=== PROBLEM ===
Look below for the line with "What Apache ECharts" and the line with "const higher = [10, 13, 10, 7, 10]"; repeat exactly those two lines and all lines between them, but no pictures.

=== DATA ROWS ===

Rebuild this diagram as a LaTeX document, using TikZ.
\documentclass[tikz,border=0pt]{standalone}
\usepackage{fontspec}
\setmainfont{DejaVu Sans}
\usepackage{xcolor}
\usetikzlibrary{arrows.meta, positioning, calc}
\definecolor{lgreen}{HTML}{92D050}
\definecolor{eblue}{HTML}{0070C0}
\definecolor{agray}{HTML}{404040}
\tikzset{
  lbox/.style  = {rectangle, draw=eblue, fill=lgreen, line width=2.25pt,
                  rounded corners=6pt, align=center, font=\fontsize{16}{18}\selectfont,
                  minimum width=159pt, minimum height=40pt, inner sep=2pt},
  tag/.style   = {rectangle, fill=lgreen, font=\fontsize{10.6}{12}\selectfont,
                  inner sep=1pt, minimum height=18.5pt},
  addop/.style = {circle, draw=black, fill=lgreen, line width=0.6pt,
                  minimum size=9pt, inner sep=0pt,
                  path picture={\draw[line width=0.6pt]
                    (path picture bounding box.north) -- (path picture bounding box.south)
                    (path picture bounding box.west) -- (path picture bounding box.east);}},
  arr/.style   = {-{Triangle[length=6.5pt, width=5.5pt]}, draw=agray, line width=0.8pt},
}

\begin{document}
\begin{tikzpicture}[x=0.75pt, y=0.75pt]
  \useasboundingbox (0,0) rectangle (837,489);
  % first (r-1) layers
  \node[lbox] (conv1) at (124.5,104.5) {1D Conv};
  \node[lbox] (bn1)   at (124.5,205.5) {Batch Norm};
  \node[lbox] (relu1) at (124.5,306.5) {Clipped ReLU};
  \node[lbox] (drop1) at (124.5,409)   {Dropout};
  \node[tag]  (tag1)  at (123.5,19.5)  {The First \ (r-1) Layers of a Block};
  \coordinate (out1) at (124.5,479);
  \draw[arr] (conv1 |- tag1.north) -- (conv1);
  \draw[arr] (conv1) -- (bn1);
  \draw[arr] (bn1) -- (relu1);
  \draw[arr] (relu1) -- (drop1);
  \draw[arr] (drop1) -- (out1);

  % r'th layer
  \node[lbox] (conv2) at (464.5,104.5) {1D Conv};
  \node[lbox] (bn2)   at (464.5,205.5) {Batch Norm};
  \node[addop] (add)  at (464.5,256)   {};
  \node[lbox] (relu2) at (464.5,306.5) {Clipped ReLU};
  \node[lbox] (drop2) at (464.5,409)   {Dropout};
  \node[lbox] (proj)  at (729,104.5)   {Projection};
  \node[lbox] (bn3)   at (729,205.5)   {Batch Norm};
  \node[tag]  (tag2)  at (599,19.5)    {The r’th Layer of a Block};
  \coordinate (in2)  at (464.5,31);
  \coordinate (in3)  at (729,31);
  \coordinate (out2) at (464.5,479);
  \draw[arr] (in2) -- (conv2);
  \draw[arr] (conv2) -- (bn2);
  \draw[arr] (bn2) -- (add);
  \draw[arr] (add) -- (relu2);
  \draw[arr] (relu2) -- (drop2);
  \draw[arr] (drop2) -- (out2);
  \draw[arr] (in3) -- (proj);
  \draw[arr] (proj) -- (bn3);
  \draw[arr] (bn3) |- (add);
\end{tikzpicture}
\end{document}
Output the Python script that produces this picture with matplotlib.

==

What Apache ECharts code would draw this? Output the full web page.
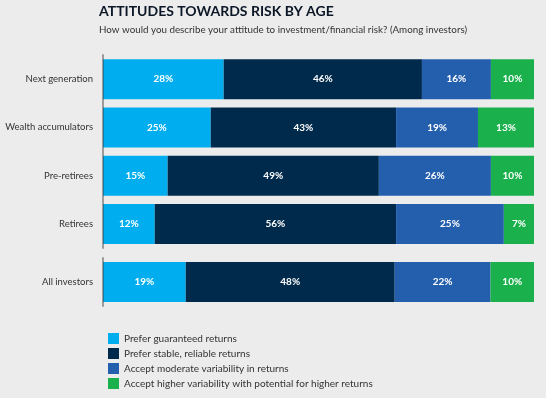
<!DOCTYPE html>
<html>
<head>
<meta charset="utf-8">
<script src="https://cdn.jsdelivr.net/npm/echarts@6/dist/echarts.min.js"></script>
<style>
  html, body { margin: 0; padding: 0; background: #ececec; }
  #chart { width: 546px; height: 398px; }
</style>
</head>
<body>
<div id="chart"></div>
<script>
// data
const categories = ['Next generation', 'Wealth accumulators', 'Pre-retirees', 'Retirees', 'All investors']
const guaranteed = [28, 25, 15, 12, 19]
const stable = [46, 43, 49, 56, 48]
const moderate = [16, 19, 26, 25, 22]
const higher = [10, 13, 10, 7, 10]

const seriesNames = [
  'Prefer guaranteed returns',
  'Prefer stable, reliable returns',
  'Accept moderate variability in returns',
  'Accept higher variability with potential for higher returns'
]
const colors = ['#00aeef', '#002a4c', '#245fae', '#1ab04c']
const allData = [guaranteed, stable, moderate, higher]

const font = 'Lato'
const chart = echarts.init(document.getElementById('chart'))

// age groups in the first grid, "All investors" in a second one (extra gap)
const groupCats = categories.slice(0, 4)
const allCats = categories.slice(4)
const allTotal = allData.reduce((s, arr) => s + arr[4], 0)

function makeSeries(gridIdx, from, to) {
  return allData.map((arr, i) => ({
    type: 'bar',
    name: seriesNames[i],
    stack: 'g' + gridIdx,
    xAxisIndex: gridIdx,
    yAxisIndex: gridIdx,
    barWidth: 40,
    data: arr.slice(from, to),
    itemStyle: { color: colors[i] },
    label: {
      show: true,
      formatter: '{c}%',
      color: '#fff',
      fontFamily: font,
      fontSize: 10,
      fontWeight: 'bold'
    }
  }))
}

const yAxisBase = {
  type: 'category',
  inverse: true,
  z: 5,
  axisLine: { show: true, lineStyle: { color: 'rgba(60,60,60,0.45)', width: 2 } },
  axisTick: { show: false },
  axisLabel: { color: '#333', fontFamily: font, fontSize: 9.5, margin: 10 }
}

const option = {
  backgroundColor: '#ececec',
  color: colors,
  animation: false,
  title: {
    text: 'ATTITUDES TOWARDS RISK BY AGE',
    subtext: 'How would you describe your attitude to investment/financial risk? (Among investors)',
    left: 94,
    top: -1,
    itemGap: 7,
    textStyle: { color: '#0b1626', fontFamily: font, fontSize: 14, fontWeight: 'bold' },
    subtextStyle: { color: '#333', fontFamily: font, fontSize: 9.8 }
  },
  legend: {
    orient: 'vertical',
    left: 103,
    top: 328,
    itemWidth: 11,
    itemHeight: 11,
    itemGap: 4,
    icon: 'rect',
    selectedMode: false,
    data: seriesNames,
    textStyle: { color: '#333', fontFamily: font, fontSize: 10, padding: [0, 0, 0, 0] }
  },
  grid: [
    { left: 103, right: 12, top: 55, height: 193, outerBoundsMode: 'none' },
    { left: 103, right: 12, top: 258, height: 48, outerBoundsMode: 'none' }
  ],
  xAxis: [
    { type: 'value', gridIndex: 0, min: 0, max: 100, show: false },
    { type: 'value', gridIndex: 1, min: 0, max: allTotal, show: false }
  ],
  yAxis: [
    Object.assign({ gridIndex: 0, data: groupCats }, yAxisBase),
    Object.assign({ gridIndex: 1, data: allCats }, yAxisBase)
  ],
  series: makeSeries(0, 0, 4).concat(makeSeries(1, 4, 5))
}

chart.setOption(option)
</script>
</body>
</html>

=== OUTPUT BELOW ===
What Apache ECharts code would draw this? Output the full web page.
<!DOCTYPE html>
<html>
<head>
<meta charset="utf-8">
<script src="https://cdn.jsdelivr.net/npm/echarts@6/dist/echarts.min.js"></script>
<style>
  html, body { margin: 0; padding: 0; background: #ececec; }
  #chart { width: 546px; height: 398px; }
</style>
</head>
<body>
<div id="chart"></div>
<script>
// data
const categories = ['Next generation', 'Wealth accumulators', 'Pre-retirees', 'Retirees', 'All investors']
const guaranteed = [28, 25, 15, 12, 19]
const stable = [46, 43, 49, 56, 48]
const moderate = [16, 19, 26, 25, 22]
const higher = [10, 13, 10, 7, 10]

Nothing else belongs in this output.